**WRITTEN PROBLEM:**
Starting at the first line of the entries below, restate each line exactly until you reach the line with "fig = go.Figure()", and print that one too. Leave the pictures out and stop there.

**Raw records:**
▬▬▬▬▬▬

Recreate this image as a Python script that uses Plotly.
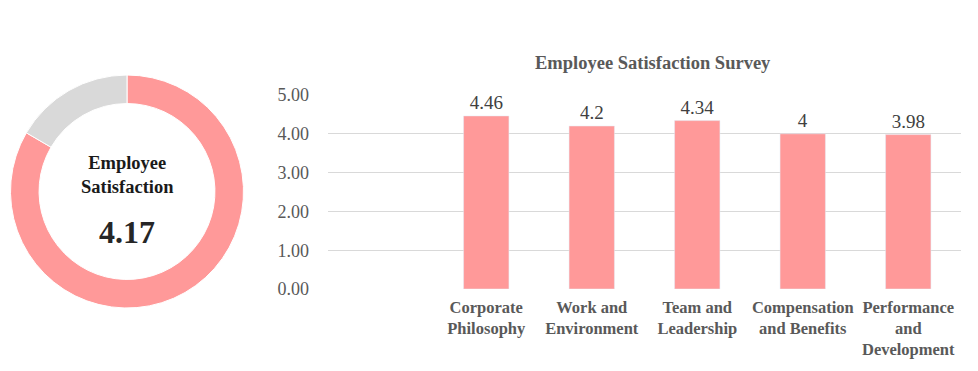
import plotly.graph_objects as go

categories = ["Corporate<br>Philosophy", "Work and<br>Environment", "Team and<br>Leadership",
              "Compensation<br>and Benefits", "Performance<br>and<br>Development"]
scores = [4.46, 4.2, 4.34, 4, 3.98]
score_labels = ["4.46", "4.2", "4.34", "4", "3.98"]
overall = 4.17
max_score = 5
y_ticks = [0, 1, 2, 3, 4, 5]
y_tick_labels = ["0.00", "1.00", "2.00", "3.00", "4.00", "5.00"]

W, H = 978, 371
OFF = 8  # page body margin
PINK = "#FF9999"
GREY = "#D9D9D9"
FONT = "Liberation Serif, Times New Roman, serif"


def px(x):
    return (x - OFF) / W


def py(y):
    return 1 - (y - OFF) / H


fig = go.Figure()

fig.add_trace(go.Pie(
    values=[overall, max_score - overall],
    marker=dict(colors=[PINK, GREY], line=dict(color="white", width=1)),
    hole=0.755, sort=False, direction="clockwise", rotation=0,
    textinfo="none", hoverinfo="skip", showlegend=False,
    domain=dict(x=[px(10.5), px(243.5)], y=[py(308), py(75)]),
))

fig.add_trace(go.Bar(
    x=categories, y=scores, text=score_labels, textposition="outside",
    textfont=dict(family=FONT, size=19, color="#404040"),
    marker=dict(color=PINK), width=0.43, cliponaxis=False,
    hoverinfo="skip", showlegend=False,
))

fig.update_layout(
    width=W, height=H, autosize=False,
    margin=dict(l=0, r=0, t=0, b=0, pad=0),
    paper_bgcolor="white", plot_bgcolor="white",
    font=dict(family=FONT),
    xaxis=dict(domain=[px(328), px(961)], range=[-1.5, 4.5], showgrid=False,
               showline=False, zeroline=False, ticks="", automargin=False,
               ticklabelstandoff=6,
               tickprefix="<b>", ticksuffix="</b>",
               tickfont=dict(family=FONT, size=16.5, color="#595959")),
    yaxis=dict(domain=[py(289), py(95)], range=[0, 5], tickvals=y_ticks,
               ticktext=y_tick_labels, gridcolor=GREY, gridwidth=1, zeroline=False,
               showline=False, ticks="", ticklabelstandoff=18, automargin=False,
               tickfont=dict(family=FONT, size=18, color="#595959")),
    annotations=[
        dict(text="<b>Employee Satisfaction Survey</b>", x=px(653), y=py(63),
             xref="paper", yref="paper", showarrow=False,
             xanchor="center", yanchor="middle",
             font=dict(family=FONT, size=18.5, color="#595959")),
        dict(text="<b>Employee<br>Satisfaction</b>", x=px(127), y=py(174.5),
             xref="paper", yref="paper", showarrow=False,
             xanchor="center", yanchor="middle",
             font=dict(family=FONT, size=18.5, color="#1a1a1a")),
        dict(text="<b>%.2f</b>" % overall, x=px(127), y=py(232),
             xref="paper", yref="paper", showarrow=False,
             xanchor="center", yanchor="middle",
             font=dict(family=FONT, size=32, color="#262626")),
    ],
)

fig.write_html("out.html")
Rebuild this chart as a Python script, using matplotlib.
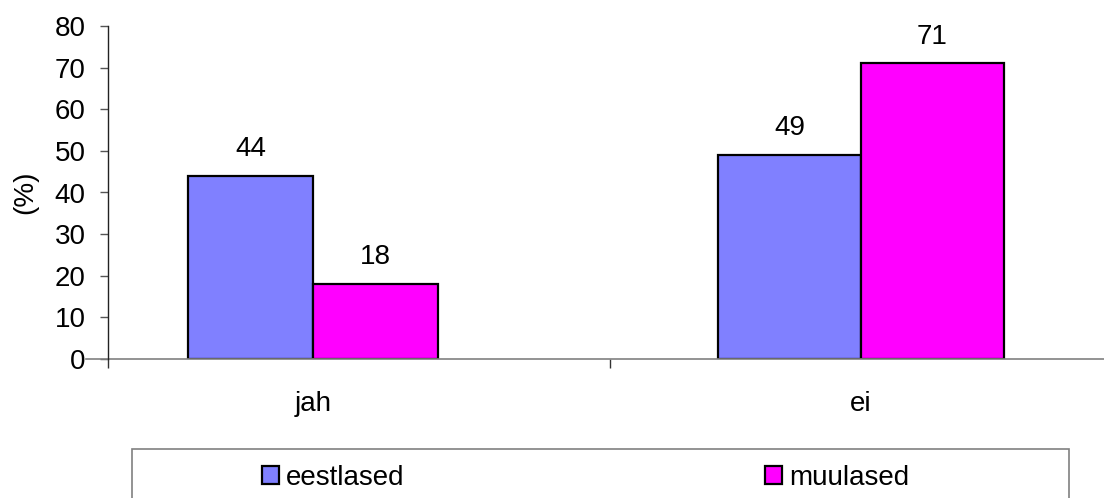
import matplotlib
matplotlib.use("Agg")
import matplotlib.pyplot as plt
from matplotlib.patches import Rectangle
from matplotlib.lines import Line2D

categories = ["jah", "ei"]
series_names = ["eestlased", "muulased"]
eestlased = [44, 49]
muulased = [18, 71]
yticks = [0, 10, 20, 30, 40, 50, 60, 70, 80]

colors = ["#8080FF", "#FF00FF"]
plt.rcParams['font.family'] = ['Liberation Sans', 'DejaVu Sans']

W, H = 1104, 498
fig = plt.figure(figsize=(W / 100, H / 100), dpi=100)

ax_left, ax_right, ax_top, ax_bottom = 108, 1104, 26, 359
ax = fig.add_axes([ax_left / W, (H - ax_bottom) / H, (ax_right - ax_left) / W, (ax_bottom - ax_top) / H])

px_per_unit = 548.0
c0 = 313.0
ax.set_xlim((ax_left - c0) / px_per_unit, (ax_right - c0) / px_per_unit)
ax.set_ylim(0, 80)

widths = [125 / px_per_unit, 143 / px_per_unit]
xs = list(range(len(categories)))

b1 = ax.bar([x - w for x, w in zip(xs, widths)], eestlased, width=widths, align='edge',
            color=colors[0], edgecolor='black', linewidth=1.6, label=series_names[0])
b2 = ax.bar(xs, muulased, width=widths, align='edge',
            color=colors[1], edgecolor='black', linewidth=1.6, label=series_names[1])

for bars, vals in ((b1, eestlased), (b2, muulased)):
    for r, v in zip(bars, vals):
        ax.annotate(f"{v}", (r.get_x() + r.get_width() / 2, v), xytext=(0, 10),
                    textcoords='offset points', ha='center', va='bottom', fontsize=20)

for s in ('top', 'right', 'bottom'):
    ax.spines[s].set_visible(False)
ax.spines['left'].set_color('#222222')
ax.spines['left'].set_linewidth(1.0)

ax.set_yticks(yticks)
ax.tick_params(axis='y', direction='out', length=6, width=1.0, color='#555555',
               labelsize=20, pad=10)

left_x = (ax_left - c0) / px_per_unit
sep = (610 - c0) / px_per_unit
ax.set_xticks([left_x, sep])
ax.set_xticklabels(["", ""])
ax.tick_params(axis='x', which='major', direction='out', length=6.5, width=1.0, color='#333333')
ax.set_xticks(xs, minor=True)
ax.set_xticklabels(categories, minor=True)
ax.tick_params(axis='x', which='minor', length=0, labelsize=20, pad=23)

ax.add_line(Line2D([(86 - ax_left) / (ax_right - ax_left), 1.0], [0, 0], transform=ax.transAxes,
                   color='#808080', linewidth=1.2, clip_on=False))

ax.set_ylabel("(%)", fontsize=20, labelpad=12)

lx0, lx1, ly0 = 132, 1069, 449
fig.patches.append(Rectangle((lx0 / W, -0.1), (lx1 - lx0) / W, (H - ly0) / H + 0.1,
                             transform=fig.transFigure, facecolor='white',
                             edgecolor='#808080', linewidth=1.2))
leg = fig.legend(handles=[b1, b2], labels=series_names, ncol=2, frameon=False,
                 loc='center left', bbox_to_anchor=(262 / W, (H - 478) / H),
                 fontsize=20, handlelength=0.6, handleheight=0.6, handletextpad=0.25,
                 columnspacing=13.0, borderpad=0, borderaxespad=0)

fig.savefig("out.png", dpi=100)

▬▬▬▬▬▬

**FULL SOLUTION:**
Recreate this image as a Python script that uses Plotly.
import plotly.graph_objects as go

categories = ["Corporate<br>Philosophy", "Work and<br>Environment", "Team and<br>Leadership",
              "Compensation<br>and Benefits", "Performance<br>and<br>Development"]
scores = [4.46, 4.2, 4.34, 4, 3.98]
score_labels = ["4.46", "4.2", "4.34", "4", "3.98"]
overall = 4.17
max_score = 5
y_ticks = [0, 1, 2, 3, 4, 5]
y_tick_labels = ["0.00", "1.00", "2.00", "3.00", "4.00", "5.00"]

W, H = 978, 371
OFF = 8  # page body margin
PINK = "#FF9999"
GREY = "#D9D9D9"
FONT = "Liberation Serif, Times New Roman, serif"


def px(x):
    return (x - OFF) / W


def py(y):
    return 1 - (y - OFF) / H


fig = go.Figure()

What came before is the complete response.